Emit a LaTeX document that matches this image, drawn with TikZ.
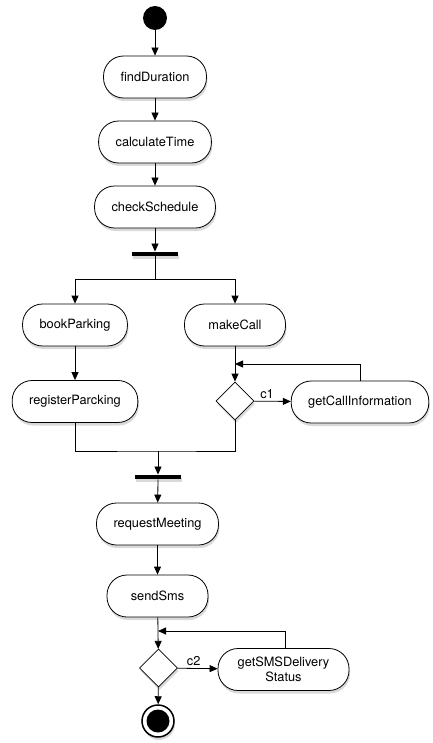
\documentclass[tikz,border=0pt]{standalone}
\usepackage{fontspec}
\setmainfont{TeX Gyre Heros}
\usepackage{tikz}
\usetikzlibrary{positioning, shapes.geometric, arrows.meta, shadows}

\begin{document}
\begin{tikzpicture}[
  x=1pt, y=-1pt,
  act/.style={draw, fill=white, rounded corners=20pt, line width=0.8pt,
              minimum width=101pt, minimum height=42pt, inner xsep=17pt,
              align=center, font=\fontsize{12.8}{14.5}\selectfont,
              drop shadow={shadow xshift=1pt, shadow yshift=-3pt, opacity=0.3}},
  bar/.style={fill=black, minimum width=46pt, minimum height=4.5pt, inner sep=0pt,
              drop shadow={shadow xshift=1pt, shadow yshift=-3pt, opacity=0.3}},
  choice/.style={diamond, draw, fill=white, line width=0.8pt, inner sep=0pt,
                 minimum width=38pt, minimum height=38pt,
                 drop shadow={shadow xshift=1pt, shadow yshift=-3pt, opacity=0.3}},
  flow/.style={-{Triangle[length=8pt,width=7pt]}, line width=0.8pt},
  line/.style={line width=0.8pt},
  guard/.style={font=\fontsize{12.8}{14.5}\selectfont, inner sep=2pt},
]
\useasboundingbox (0,0) rectangle (432,743);

\node[circle, fill=black, minimum size=24pt, inner sep=0pt] (start) at (155,18) {};
\node[act] (findDuration) at (155,77) {findDuration};
\node[act] (calculateTime) at (155,142) {calculateTime};
\node[act] (checkSchedule) at (155,207) {checkSchedule};
\node[bar] (fork) at (155,254) {};

\node[act] (bookParking) at (75,325) {bookParking};
\node[act] (makeCall) at (235,325) {makeCall};
\node[act] (registerParcking) at (75,401.5) {registerParcking};
\node[choice] (callChoice) at (235,401) {};
\node[act] (getCallInformation) at (360,402) {getCallInformation};

\node[bar] (join) at (158,477) {};
\node[act] (requestMeeting) at (157.5,524) {requestMeeting};
\node[act] (sendSms) at (157.5,596) {sendSms};
\node[choice] (smsChoice) at (158.5,668) {};
\node[act, minimum width=131pt, inner xsep=10pt] (getSMSDeliveryStatus) at (283.5,669.5) {getSMSDelivery\\Status};

\node[circle, draw, fill=white, line width=1.5pt, minimum size=32pt, inner sep=0pt,
      drop shadow={shadow xshift=1pt, shadow yshift=-3pt, opacity=0.3}] (stop) at (158,721) {};
\node[circle, fill=black, minimum size=23pt, inner sep=0pt] at (stop) {};

\coordinate (split) at (155,279);
\coordinate (merge) at (158,451);
\coordinate (callBack) at (235,364);
\coordinate (smsBack) at (158,631);

% main line
\draw[flow] (start) -- (findDuration);
\draw[flow] (findDuration) -- (calculateTime);
\draw[flow] (calculateTime) -- (checkSchedule);
\draw[flow] (checkSchedule) -- (fork);

% fork
\draw[line] (fork) -- (split);
\draw[flow] (split) -| (bookParking);
\draw[flow] (split) -| (makeCall);
\draw[flow] (bookParking) -- (registerParcking);
\draw[flow] (makeCall) -- (callChoice);
\draw[flow] (callChoice) -- node[guard, above, pos=0.35] {c1} (getCallInformation);
\draw[flow] (getCallInformation.north) |- (callBack);

% join
\draw[line] (registerParcking) |- (merge) -| (callChoice);
\draw[flow] (merge) -- (join);
\draw[flow] (join) -- (requestMeeting);
\draw[flow] (requestMeeting) -- (sendSms);
\draw[flow] (sendSms) -- (smsChoice);
\draw[flow] (smsChoice) -- node[guard, above, pos=0.4] {c2} (getSMSDeliveryStatus);
\draw[flow] ([xshift=1.5pt]getSMSDeliveryStatus.north) |- (smsBack);
\draw[flow] (smsChoice) -- (stop);
\end{tikzpicture}
\end{document}
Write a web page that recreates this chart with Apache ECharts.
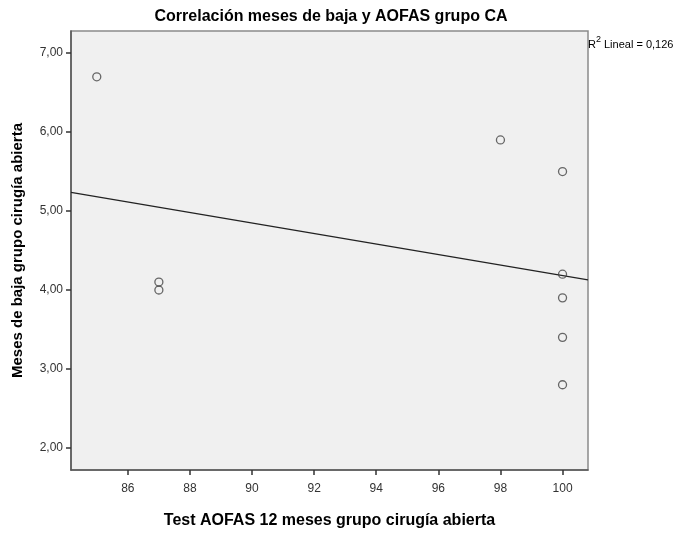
<!DOCTYPE html>
<html>
<head>
<meta charset="utf-8">
<script src="https://cdn.jsdelivr.net/npm/echarts@6/dist/echarts.min.js"></script>
<style>html,body{margin:0;padding:0;background:#fff}#c{width:682px;height:534px}</style>
</head>
<body>
<div id="c"></div>
<script>
const aofas = [85, 87, 87, 98, 100, 100, 100, 100, 100];
const mesesBaja = [6.7, 4.1, 4.0, 5.9, 5.5, 4.2, 3.9, 3.4, 2.8];
const xTicks = [86, 88, 90, 92, 94, 96, 98, 100];
const yTicks = [2, 3, 4, 5, 6, 7];
const xMin = 84.17, xMax = 100.82, yMin = 1.72, yMax = 7.28;

// least-squares fit
const n = aofas.length;
const mx = aofas.reduce((a, b) => a + b, 0) / n;
const my = mesesBaja.reduce((a, b) => a + b, 0) / n;
let sxy = 0, sxx = 0;
for (let i = 0; i < n; i++) { sxy += (aofas[i] - mx) * (mesesBaja[i] - my); sxx += (aofas[i] - mx) ** 2; }
const slope = sxy / sxx, icpt = my - slope * mx;
const fitLine = [[xMin, icpt + slope * xMin], [xMax, icpt + slope * xMax]];

const chart = echarts.init(document.getElementById('c'));
const font = 'Liberation Sans, Arial, sans-serif';
chart.setOption({
  animation: false,
  backgroundColor: '#ffffff',
  title: {
    text: 'Correlación meses de baja y AOFAS grupo CA',
    left: 326, top: 4, textAlign: 'center',
    textStyle: { fontFamily: font, fontSize: 16, fontWeight: 'bold', color: '#000' }
  },
  graphic: [{
    type: 'text', left: 588, top: 35,
    style: {
      text: '{s|R}{sup|2}{s| Lineal = 0,126}',
      rich: {
        s: { fontFamily: font, fontSize: 11, fill: '#000', verticalAlign: 'bottom' },
        sup: { fontFamily: font, fontSize: 9, fill: '#000', verticalAlign: 'top', padding: [0, 0, 6, 0] }
      }
    }
  }],
  grid: {
    left: 71, right: 94, top: 31, bottom: 61,
    show: true, backgroundColor: '#f0f0f0', borderColor: '#8a8a8a', borderWidth: 1.5
  },
  xAxis: {
    type: 'value', min: xMin, max: xMax,
    name: 'Test AOFAS 12 meses grupo cirugía abierta',
    nameLocation: 'middle', nameGap: 43,
    nameTextStyle: { fontFamily: font, fontSize: 16, fontWeight: 'bold', color: '#000' },
    axisLine: { show: true, lineStyle: { color: '#555', width: 1.5 } },
    axisTick: { show: true, customValues: xTicks, length: 5, lineStyle: { color: '#333', width: 1.5 } },
    axisLabel: { customValues: xTicks, fontFamily: font, fontSize: 12, color: '#333', margin: 13 },
    splitLine: { show: false }
  },
  yAxis: {
    type: 'value', min: yMin, max: yMax,
    name: 'Meses de baja grupo cirugía abierta',
    nameLocation: 'middle', nameGap: 46, nameRotate: 90,
    nameTextStyle: { fontFamily: font, fontSize: 15, fontWeight: 'bold', color: '#000' },
    axisLine: { show: true, lineStyle: { color: '#555', width: 1.5 } },
    axisTick: { show: true, customValues: yTicks, length: 5, lineStyle: { color: '#333', width: 1.5 } },
    axisLabel: {
      customValues: yTicks, fontFamily: font, fontSize: 12, color: '#333', margin: 8,
      formatter: v => v.toFixed(2).replace('.', ',')
    },
    splitLine: { show: false }
  },
  series: [
    {
      type: 'line', data: fitLine, showSymbol: false, silent: true,
      lineStyle: { color: '#222', width: 1.2 }, z: 2
    },
    {
      type: 'scatter', data: aofas.map((x, i) => [x, mesesBaja[i]]),
      symbol: 'circle', symbolSize: 8,
      itemStyle: { color: 'rgba(0,0,0,0)', borderColor: '#444', borderWidth: 1.3 }, z: 3
    }
  ]
});
</script>
</body>
</html>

EXERCISE DESCRIPTION
Return a copy of every line that includes the word "with".

COMPLETED TASK
Emit a LaTeX document that matches this image, drawn with TikZ.
Write a web page that recreates this chart with Apache ECharts.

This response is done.